Neighborhood Ferrari racer Justin Bieber defended his terrible reputation today, inconsolably moaning to Us magazine, "I want to be a good role model, but some people want me to fail." Oh, we're glad he brought that up, because now we have more details on that screaming match he had with a neighbor on Monday. According to TMZ, when the neighbor confronted Biebs about his early morning drag racing through the neighborhood, the star reportedly screamed "Get the fuck out of here," spit in the man's face, and ended the conversation with, "I'm gonna fucking kill you!" Good role modeling, Justin! But next time, give us the news—not the weather.
Last week we reported that '80s folk rocker Michelle Shocked went on a homophobic tirade during her San Francisco concert, saying, among other things, "God Hates Fags." The Internet lit up, and all her remaining concert dates were cancelled by the venues. Tonight she staged a one-woman protest outside one of the venues, Santa Cruz' Moe's Alley, where she was dressed somewhat like a mummy in hooded laboratory scrubs with a gag over her mouth that read "Silenced by Fear." Refusing to speak, Shocked simply strummed her guitar and pointed at hand-written posters above her head, one of which read, "Does speech really scare you that much?" Meanwhile, conservative Prop. 8 supporters silently prayed, "Please, please, please don't let the Supreme Court see her doing this!"
Speaking of the '80s, here's some not-so-breaking news! Turns out it was in that beautiful, horrible decade that Queen queen Freddie Mercury "smuggled Princess Diana into a gay bar disguised as a man," according to the Telegraph! "She loved it," remembers comedian Cleo Rocos, who added that Princess Di looked "like a beautiful young man." We can only imagine. Also, how is this not a sitcom yet? IN OTHER RETRO GOSSIP... According to a new book by songwriter/Rat Pack hanger-on Paul Anka, Frank Sinatra didn't care for gangbangs and Sammy Davis Jr. was bisexual. And now you have something to talk about when you call your grandmother! Welcome!

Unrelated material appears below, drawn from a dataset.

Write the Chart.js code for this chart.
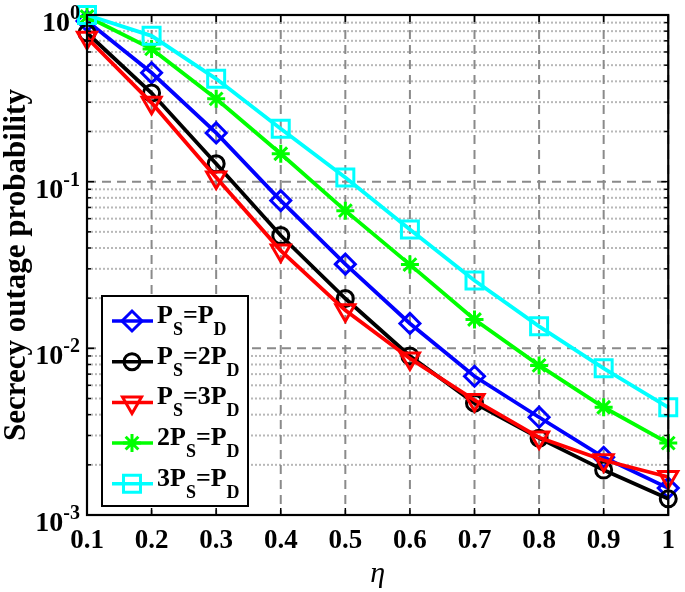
<!DOCTYPE html>
<html>
<head>
<meta charset="utf-8">
<script src="https://cdn.jsdelivr.net/npm/chart.js@4.4.1/dist/chart.umd.min.js"></script>
<style>
  html, body { margin: 0; padding: 0; background: #fff; }
</style>
</head>
<body>
<canvas id="chart" width="685" height="592"></canvas>
<script>
  // values
  const eta = [0.1, 0.2, 0.3, 0.4, 0.5, 0.6, 0.7, 0.8, 0.9, 1];
  const psEqPd   = [0.92, 0.45, 0.196, 0.077, 0.032, 0.0141, 0.0068, 0.00386, 0.00222, 0.00145];
  const psEq2Pd  = [0.78, 0.34, 0.128, 0.0475, 0.0199, 0.0090, 0.00469, 0.00289, 0.00186, 0.00125];
  const psEq3Pd  = [0.73, 0.297, 0.106, 0.0386, 0.0169, 0.0087, 0.00489, 0.00292, 0.00213, 0.00169];
  const ps2EqPd  = [0.98, 0.626, 0.314, 0.147, 0.067, 0.0318, 0.0149, 0.0079, 0.00443, 0.0027];
  const ps3EqPd  = [1.0, 0.75, 0.414, 0.208, 0.106, 0.0516, 0.0255, 0.01355, 0.00759, 0.00443];

  const xTicks = eta;
  const yDecades = [0.001, 0.01, 0.1, 1];
  const yMinorSteps = [2, 3, 4, 5, 6, 7, 8, 9];

  const seriesNames = ['P_S=P_D', 'P_S=2P_D', 'P_S=3P_D', '2P_S=P_D', '3P_S=P_D'];
  const seriesData = [psEqPd, psEq2Pd, psEq3Pd, ps2EqPd, ps3EqPd];
  const seriesColors = ['#0000ff', '#000000', '#ff0000', '#00ff00', '#00ffff'];
  const seriesMarkers = [
    { pointStyle: 'rectRot', radius: 10, rotation: 0 },
    { pointStyle: 'circle', radius: 8, rotation: 0 },
    { pointStyle: 'triangle', radius: 11, rotation: 180 },
    { pointStyle: 'star', radius: 9, rotation: 0 },
    { pointStyle: 'rect', radius: 12, rotation: 0 }
  ];

  const FONT = '"Liberation Serif", "Times New Roman", serif';

  const yTickValues = [];
  yDecades.forEach(d => {
    yTickValues.push(d);
    if (d < 1) yMinorSteps.forEach(m => yTickValues.push(m * d));
  });
  const isDecade = v => Math.abs(Math.log10(v) - Math.round(Math.log10(v))) < 1e-9;

  function seg(ctx, x1, y1, x2, y2) {
    ctx.beginPath(); ctx.moveTo(x1, y1); ctx.lineTo(x2, y2); ctx.stroke();
  }

  // text with one-character subscripts after "_"
  function drawSubText(ctx, str, x, y) {
    let cx = x;
    for (let i = 0; i < str.length; i++) {
      let ch = str[i], sub = false;
      if (ch === '_') { ch = str[++i]; sub = true; }
      ctx.font = sub ? 'bold 18px ' + FONT : 'bold 26px ' + FONT;
      ctx.fillText(ch, cx, sub ? y + 12 : y);
      cx += ctx.measureText(ch).width;
    }
  }

  const matlabAxes = {
    id: 'matlabAxes',
    beforeDatasetsDraw(chart) {
      const { ctx, chartArea: a, scales: { x, y } } = chart;
      ctx.save();
      ctx.lineWidth = 2;
      y.ticks.forEach(t => {
        const py = y.getPixelForValue(t.value);
        const major = isDecade(t.value);
        ctx.strokeStyle = major ? '#8a8a8a' : '#b8b8b8';
        ctx.setLineDash(major ? [9, 6] : [2, 2]);
        seg(ctx, a.left, py, a.right, py);
      });
      ctx.strokeStyle = '#8a8a8a';
      ctx.setLineDash([9, 6]);
      x.ticks.forEach(t => {
        const px = x.getPixelForValue(t.value);
        seg(ctx, px, a.top, px, a.bottom);
      });
      ctx.restore();
    },
    afterDraw(chart) {
      const { ctx, chartArea: a, scales: { x, y } } = chart;
      ctx.save();
      ctx.setLineDash([]);
      ctx.strokeStyle = '#000';
      ctx.lineWidth = 1.5;
      x.ticks.forEach(t => {
        const px = x.getPixelForValue(t.value);
        seg(ctx, px, a.bottom, px, a.bottom - 7);
        seg(ctx, px, a.top, px, a.top + 7);
      });
      y.ticks.forEach(t => {
        const py = y.getPixelForValue(t.value);
        const len = isDecade(t.value) ? 7 : 4;
        seg(ctx, a.left, py, a.left + len, py);
        seg(ctx, a.right, py, a.right - len, py);
      });
      ctx.lineWidth = 2.2;
      ctx.strokeRect(a.left, a.top, a.right - a.left, a.bottom - a.top);

      // y tick labels 10^n
      ctx.fillStyle = '#000';
      ctx.textAlign = 'right';
      ctx.textBaseline = 'alphabetic';
      yDecades.forEach(d => {
        const py = y.getPixelForValue(d);
        const expo = String(Math.round(Math.log10(d)));
        ctx.font = 'bold 20px ' + FONT;
        const ew = ctx.measureText(expo).width;
        ctx.fillText(expo, 80, py + 4);
        ctx.font = 'bold 28px ' + FONT;
        ctx.fillText('10', 80 - ew, py + 16);
      });

      // y axis title
      ctx.save();
      ctx.translate(25, (a.top + a.bottom) / 2);
      ctx.rotate(-Math.PI / 2);
      ctx.textAlign = 'center';
      ctx.font = 'bold 31px ' + FONT;
      ctx.fillText('Secrecy outage probability', 0, 0);
      ctx.restore();

      // legend
      const lx = 102, ly = 296, lw = 146, lh = 210, rowH = 40.7;
      ctx.fillStyle = '#fff';
      ctx.fillRect(lx, ly, lw, lh);
      ctx.strokeStyle = '#000';
      ctx.lineWidth = 2;
      ctx.strokeRect(lx, ly, lw, lh);
      seriesNames.forEach((name, i) => {
        const ry = ly + 25 + i * rowH;
        ctx.strokeStyle = seriesColors[i];
        ctx.lineWidth = 3.5;
        seg(ctx, lx + 10, ry, lx + 51, ry);
        ctx.fillStyle = 'rgba(0,0,0,0)';
        ctx.lineWidth = 3;
        Chart.helpers.drawPoint(ctx, { ...seriesMarkers[i], borderWidth: 3 }, lx + 30, ry);
        ctx.fillStyle = '#000';
        ctx.textAlign = 'left';
        drawSubText(ctx, name, lx + 55, ry + 2);
      });
      ctx.restore();
    }
  };

  const datasets = seriesNames.map((name, i) => ({
    label: name,
    data: seriesData[i],
    borderColor: seriesColors[i],
    backgroundColor: 'rgba(0,0,0,0)',
    borderWidth: 3.8,
    pointStyle: seriesMarkers[i].pointStyle,
    pointRadius: seriesMarkers[i].radius,
    pointRotation: seriesMarkers[i].rotation,
    pointBorderWidth: 3,
    pointBorderColor: seriesColors[i],
    pointBackgroundColor: 'rgba(0,0,0,0)',
    tension: 0,
    clip: false,
    order: 5 - i
  }));

  new Chart(document.getElementById('chart'), {
    type: 'line',
    data: { labels: eta, datasets },
    options: {
      responsive: false,
      animation: false,
      layout: { padding: { left: 0, right: 13, top: 14, bottom: 0 } },
      plugins: { legend: { display: false }, tooltip: { enabled: false } },
      scales: {
        x: {
          type: 'linear',
          min: 0.1, max: 1,
          afterBuildTicks: s => { s.ticks = xTicks.map(v => ({ value: v })); },
          afterFit: s => { s.height = 77; },
          grid: { display: false, drawTicks: false },
          border: { display: false },
          ticks: {
            color: '#000',
            padding: 10,
            maxRotation: 0,
            font: { family: FONT, size: 27, weight: 'bold' },
            callback: v => String(Math.round(v * 10) / 10)
          },
          title: {
            display: true,
            text: 'η',
            color: '#000',
            padding: { top: 0, bottom: 0 },
            font: { family: FONT, size: 30, style: 'italic' }
          }
        },
        y: {
          type: 'logarithmic',
          min: 0.001, max: 1,
          afterBuildTicks: s => { s.ticks = yTickValues.map(v => ({ value: v, major: isDecade(v) })); },
          afterFit: s => { s.width = 87; },
          grid: { display: false, drawTicks: false },
          border: { display: false },
          ticks: { display: false }
        }
      }
    },
    plugins: [matlabAxes]
  });
</script>
</body>
</html>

This weekend, G.I. Joe: Retaliation made a gazillion dollars—once again proving that jingoistic claptrap made for infantile halfwits is box office gold. What's more interesting is what star Dwayne "The Rock" Johnson said about his costar, Channing Tatum! "I love Channing. We have a great rapport and I love him. He's like a brother to me and it's great," Johnson told E! "He is, according to some, and one People magazine, the Sexiest Man Alive," Johnson continued. "And the truth is, and I can say this because I'm very comfortable in my own manhood and sexuality, he is a very sexy guy. He's a good looking guy." Then, after pointing out that Tatum has "nice eyes," Johnson added that Tatum likes Johnson's eyes, too! "He got lost in my eyes," Johnson remembered wistfully. Awww. MEANWHILE... At a screening of his upcoming film White House Down, Tatum was asked who he thought the sexiest man on the planet was! Sadly, it wasn't the Rock... but it was someone else we approve of. "I've spent time with George Clooney, and he's the most interesting man on the planet," Tatum correctly observed. Then he said, "He can do it all." And then he said, "I guess what I'm saying is I'd have sex with him." Now, we'd never be so coarse as to suggest a threesome, but, y'know... jus—THIS JUST IN! As the hard-digging reporters at the New York Daily News remind us, Tatum has also expressed feelings for his Side Effects costar Jude Law ("I'm getting kind of sweaty thinking about it. He's a mesmerizing dude") and his Magic Mike pal Matthew McConaughey ("Maybe I'm a guy that likes guys with accents")! Now, we'd never be so coarse as to suggest a fivesome, but, y'know... just saying.
John Mayer and Katy Perry—who, just a few weeks ago, were scouting locations for their wedding—are DUNZO, and Star claims to know why! "The music industry's most notorious ladies' man has hit an all-time low—dumping Katy for getting fat!" Star reports. "As soon as she put on a few pounds, he was constantly putting her down," a source depressingly adds. "She's going to make sure she looks amazing. She wants him to take her back." Ugh. Katy! You can do better. For expert analysis, we now turn to Hubby Kip—who, if his browser history is any indication, is quite a fan of Ms. Perry's. "Look, Annie, I know you're gonna get mad at me for saying this," Hubby Kip began, "but that John guy might have a poin—" And guess what else is dunzo? Somebody's career as an expert analyst! MOVING ON... The best headline on TMZ—no, the Internet—no, in the world this week? "Justin Bieber's Monkey Detained in Germany." We'll leave that story to your imagination, dears. (If you need anything, we'll be over here, in our imagination! With Channing Tatum. And George Clooney. And, okay, the Rock. And Matthew McConaughey. And Jude Law.)